The remainder of Pace's fights took place in New Jersey's Ring of Combat promotion. He eventually attained the bantamweight title, but immediately vacated the title when the WEC came knocking.
From his guard, Pace slung his right leg over Campuzano's shoulder to threaten with the triangle, but when he couldn't free up his other leg to lock the choke, he switched to a Gable grip on his own shin and snuck his right forearm under Campuzano's chin to elicit the unorthodox tap.
Pace later broke down the sequence in a Youtube video and the newly dubbed "Pace Choke" got some Judo Chop love as well. A striking-based fighter demonstrating that kind of creativity off his back solidifies Nick Pace as a compelling prospect.
If you broke down the individual categories of MMA in any magnitude of detail, Ivan Menjivar would get an eight or nine out of ten rating across the board.

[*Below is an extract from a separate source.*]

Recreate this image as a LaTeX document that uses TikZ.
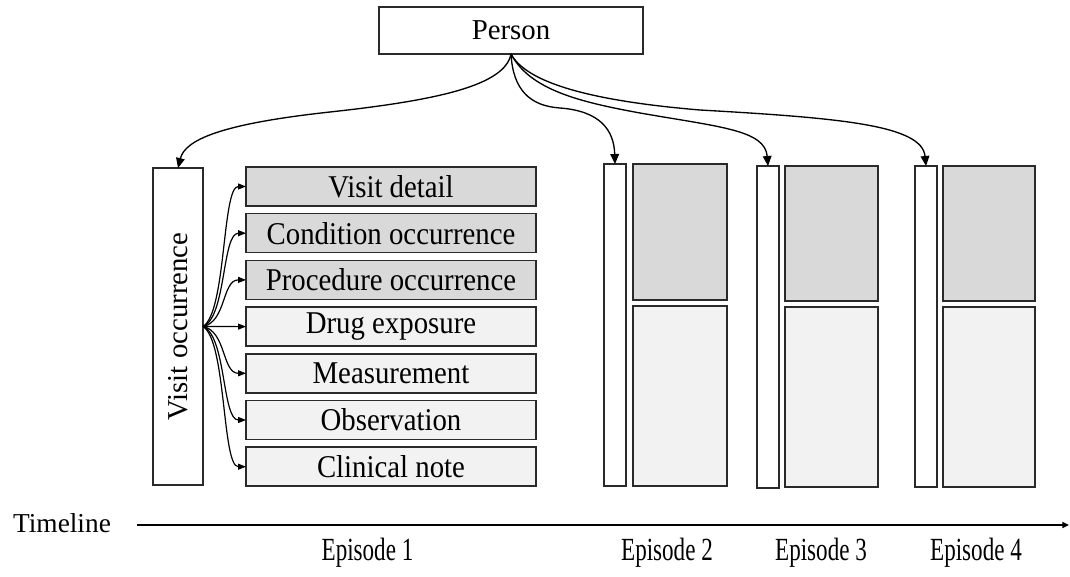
\documentclass[tikz,border=0pt]{standalone}
\usepackage{fontspec}
\setmainfont{Liberation Serif}
\usetikzlibrary{arrows.meta,calc}

\definecolor{edge}{HTML}{2A2A2A}
\definecolor{darkfill}{HTML}{D9D9D9}
\definecolor{lightfill}{HTML}{F2F2F2}

% slightly taller lettering for the table names
\newcommand\tallrow[1]{\scalebox{1}[1.1]{#1}}

\tikzset{
  pbox/.style 2 args={draw=edge, line width=1.1pt, rectangle, inner sep=0pt, outer sep=0pt,
    anchor=north west, minimum width=#1*0.75pt, minimum height=#2*0.75pt},
  txt/.style={inner sep=0pt, font=\fontsize{21.6pt}{25pt}\selectfont},
  eplabel/.style={inner sep=0pt, font=\fontsize{17.3pt}{21pt}\selectfont},
  link/.style={draw=black, line width=1pt, -{Triangle[length=7.5pt,width=6.5pt]}},
  fan/.style={draw=black, line width=0.9pt, -{Triangle[length=6pt,width=4.5pt]}},
  axis/.style={draw=black, line width=1pt, -{Triangle[length=5pt,width=4.5pt]}},
}

\begin{document}
\begin{tikzpicture}[x=0.75pt,y=-0.75pt]
\useasboundingbox (0,0) rectangle (1070,577);

% person
\node[pbox={264}{47}, fill=white] (person) at (379,7) {};
\node[txt] (personlabel) at (person.center) {Person};

% visit occurrence and its tables
\node[pbox={50}{317}, fill=white] (vo) at (153,168) {};
\node[txt, rotate=90] (volabel) at (vo.center) {Visit occurrence};

\node[pbox={290}{39}, fill=darkfill]  (r1) at (246,167.0) {};
\node[pbox={290}{39}, fill=darkfill]  (r2) at (246,213.7) {};
\node[pbox={290}{39}, fill=darkfill]  (r3) at (246,260.4) {};
\node[pbox={290}{39}, fill=lightfill] (r4) at (246,307.1) {};
\node[pbox={290}{39}, fill=lightfill] (r5) at (246,353.8) {};
\node[pbox={290}{39}, fill=lightfill] (r6) at (246,400.5) {};
\node[pbox={290}{39}, fill=lightfill] (r7) at (246,447.2) {};
\node[txt] (t1) at (r1.center) {\tallrow{Visit detail}};
\node[txt] (t2) at (r2.center) {\tallrow{Condition occurrence}};
\node[txt] (t3) at (r3.center) {\tallrow{Procedure occurrence}};
\node[txt] (t4) at (r4.center) {\tallrow{Drug exposure}};
\node[txt] (t5) at (r5.center) {\tallrow{Measurement}};
\node[txt] (t6) at (r6.center) {\tallrow{Observation}};
\node[txt] (t7) at (r7.center) {\tallrow{Clinical note}};

\foreach \t in {r1,r2,r3,r4,r5,r6,r7}
  \draw[fan] (vo.east) .. controls ($(vo.east)!0.1!(\t.west)+(19,0)$) and ($(\t.west)+(-24,0)$) .. (\t.west);

% later episodes
\node[pbox={22}{322}, fill=white]     (e2v) at (604,164) {};
\node[pbox={94}{136}, fill=darkfill]  (e2a) at (633,164) {};
\node[pbox={94}{180}, fill=lightfill] (e2b) at (633,306) {};

\node[pbox={22}{322}, fill=white]     (e3v) at (757,166) {};
\node[pbox={93}{135}, fill=darkfill]  (e3a) at (785,166) {};
\node[pbox={93}{180}, fill=lightfill] (e3b) at (785,307) {};

\node[pbox={22}{321}, fill=white]     (e4v) at (915,166) {};
\node[pbox={92}{135}, fill=darkfill]  (e4a) at (943,166) {};
\node[pbox={92}{180}, fill=lightfill] (e4b) at (943,307) {};

% person to each visit
\draw[link] (person.south) .. controls (505,85) and (440,100) .. (330,112)
                           .. controls (220,124) and (185,140) .. (vo.north);
\draw[link] (person.south) .. controls (513,90) and (530,106) .. (560,108)
                           .. controls (600,111) and (614,130) .. (e2v.north);
\draw[link] (person.south) .. controls (530,90) and (580,102) .. (640,113)
                           .. controls (720,127) and (765,130) .. (e3v.north);
\draw[link] (person.south) .. controls (525,80) and (580,100) .. (700,110)
                           .. controls (840,118) and (922,125) .. (e4v.north);

% timeline
\node[txt, font=\fontsize{20.5pt}{24pt}\selectfont] (tl) at (62,523) {Timeline};
\coordinate (tlstart) at (137,525);
\coordinate (tlend) at (1069,525);
\draw[axis] (tlstart) -- (tlend);

\node[eplabel] (ep1) at (367.5,553) {\scalebox{1}[1.4]{Episode 1}};
\node[eplabel] (ep2) at (667,553) {\scalebox{1}[1.4]{Episode 2}};
\node[eplabel] (ep3) at (821,553) {\scalebox{1}[1.4]{Episode 3}};
\node[eplabel] (ep4) at (976,553) {\scalebox{1}[1.4]{Episode 4}};
\end{tikzpicture}
\end{document}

He's rock-solid in striking, wrestling, submissions, defense, and applies his vast experience with steely composure.
After a four-year absence, Menjivar is back on the prowl: he scored a first-round submission in a smaller promotion, dropped a decision to Brad Pickett at WEC 53, then flattened Charlie Valencia's nose at UFC 129 with the short elbow shown to the right.
Menjivar is a strong favorite in the betting lines, which is hard to disagree with. I wouldn't hang out in Pace's striking range though, so I imagine Menjivar will pressure with strikes to set up takedowns and wreak havoc from the top while shutting down sub attempts.

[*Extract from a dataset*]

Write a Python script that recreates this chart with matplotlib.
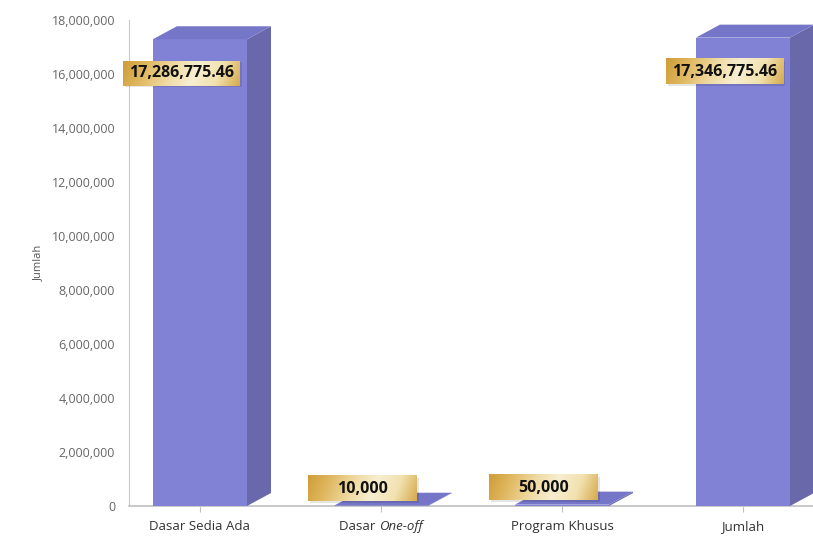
import matplotlib
matplotlib.use("Agg")
import matplotlib.pyplot as plt
import numpy as np
from matplotlib.patches import Polygon
from matplotlib.ticker import FuncFormatter
from matplotlib.colors import LinearSegmentedColormap

plt.rcParams['font.family'] = ['Open Sans', 'DejaVu Sans']

categories = ['Dasar Sedia Ada', 'Dasar One-off', 'Program Khusus', 'Jumlah']
values = [17286775.46, 10000, 50000, 17346775.46]
value_labels = ['17,286,775.46', '10,000', '50,000', '17,346,775.46']
yticks = [0, 2000000, 4000000, 6000000, 8000000, 10000000, 12000000, 14000000, 16000000, 18000000]

W, H = 813, 538
fig = plt.figure(figsize=(W / 100, H / 100), dpi=100)
ax = fig.add_axes([129 / W, 32 / H, (W - 129) / W, 486 / H])

ax.set_xlim(-0.392, 3.387)
ax.set_ylim(0, 18000000)

# 3D-looking bars: front face, side face, top face
bar_w = 0.52
px_x = 1 / 181.0          # one pixel in category units
px_y = 18000000 / 486.0   # one pixel in value units
dx, dy = 24 * px_x, 13 * px_y
front_c, side_c, top_c = '#8181d6', '#6868aa', '#7676c8'

for i, v in enumerate(values):
    x0, x1 = i - bar_w / 2, i + bar_w / 2
    ax.add_patch(Polygon([(x0, 0), (x1, 0), (x1, v), (x0, v)], closed=True,
                         facecolor=front_c, edgecolor='none', zorder=3))
    ax.add_patch(Polygon([(x1, 0), (x1 + dx, dy), (x1 + dx, v + dy), (x1, v)], closed=True,
                         facecolor=side_c, edgecolor='none', zorder=3))
    ax.add_patch(Polygon([(x0, v), (x1, v), (x1 + dx, v + dy), (x0 + dx, v + dy)], closed=True,
                         facecolor=top_c, edgecolor='none', zorder=3))
for p in ax.patches:
    p.set_clip_on(False)

ax.set_yticks(yticks)
ax.yaxis.set_major_formatter(FuncFormatter(lambda v, _: f'{int(v):,}'))
ax.tick_params(axis='y', length=0, pad=10, labelsize=9, labelcolor='#666666')
ax.set_xticks(range(len(categories)))
ax.set_xticklabels(categories)
ax.tick_params(axis='x', length=4, width=0.8, color='#c0c0c0', pad=6,
               labelsize=9.5, labelcolor='#333333')

for s in ['top', 'right']:
    ax.spines[s].set_visible(False)
ax.spines['left'].set_color('#c8c8c8')
ax.spines['bottom'].set_color('#c0c0c0')
ax.spines['bottom'].set_linewidth(1.2)
ax.set_ylabel('Jumlah', fontsize=8, color='#555555')
ax.yaxis.set_label_coords(-85 / (W - 129), 0.5)

# value labels in gold gradient boxes
gold = LinearSegmentedColormap.from_list(
    'gold', ['#d09d38', '#e0b962', '#efd9a0', '#f7eed0', '#f2e2b0', '#d6aa4c'])
gx, gy = np.meshgrid(np.linspace(0, 1, 200), np.linspace(0, 1, 30))
grad = np.clip(gx * 0.92 + gy * 0.08, 0, 1)

texts = []
for i, v in enumerate(values):
    off = -34 if v > 1000000 else 17
    t = ax.annotate(value_labels[i], xy=(i, v), xytext=(-18, off), textcoords='offset pixels',
                    ha='center', va='center', fontsize=11.5, fontweight='bold',
                    color='#111111', zorder=6, annotation_clip=False)
    texts.append(t)

fig.canvas.draw()
r = fig.canvas.get_renderer()
inv = ax.transData.inverted()
for t in texts:
    bb = t.get_window_extent(r)
    cx, cy = (bb.x0 + bb.x1) / 2, (bb.y0 + bb.y1) / 2
    bw = max(bb.width + 12, 109)
    bh = 25
    x0, y0 = inv.transform((cx - bw / 2, cy - bh / 2))
    x1, y1 = inv.transform((cx + bw / 2, cy + bh / 2))
    sx, sy = inv.transform((cx - bw / 2 + 1.5, cy - bh / 2 - 1.5))
    ax.add_patch(plt.Rectangle((sx, sy), x1 - x0, y1 - y0, facecolor='#000000',
                               alpha=0.10, edgecolor='none', zorder=4, clip_on=False))
    im = ax.imshow(grad, cmap=gold, extent=(x0, x1, y0, y1), aspect='auto',
                   zorder=5, interpolation='bilinear', origin='upper')
    im.set_clip_on(False)

# "One-off" in italic: split the second category label into two texts
lab = ax.get_xticklabels()[1]
lb = lab.get_window_extent(r)
lab.set_visible(False)
part1, part2 = categories[1].split(' ', 1)
t1 = fig.text(0, 0, part1 + ' ', fontsize=9.5, color='#333333')
t2 = fig.text(0, 0, part2, fontsize=9.5, color='#333333', style='italic')
w1 = t1.get_window_extent(r).width
w2 = t2.get_window_extent(r).width
left = (lb.x0 + lb.x1) / 2 - (w1 + w2) / 2
t1.set_position((left / W, lb.y1 / H))
t1.set_va('top')
t2.set_position(((left + w1) / W, lb.y1 / H))
t2.set_va('top')

ax.set_xlim(-0.392, 3.387)
ax.set_ylim(0, 18000000)

fig.savefig('out.png', dpi=100)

My Prediction: Ivan Menjivar by decision
Rafael "Sapo" Natal (12-3-1) vs. Paul Bradley (18-2)
You may recall Paul Bradley as the fighter from the The Ultimate Fighter 7 in April of 2008 who was removed from the house early for a skin rash. Bradley trains at the Minnesota Martial Arts Academy and has compiled eleven wins, two losses (Mike Pierce and Luke Rockhold) and one No Contest since the show.
Interestingly enough, the betting odds are dead-even, likely on account of Bradley's two-time D1 All American wrestling credentials.
I haven't seen enough of Bradley to make an educated prediction here, but his record lacks the type of high level submissions that "Sapo" will bring. Bradley's wrestling and cardio could carry him to a decision, as Natal seems to fade in later rounds, and it seems wrestling over BJJ has been a safe guess lately.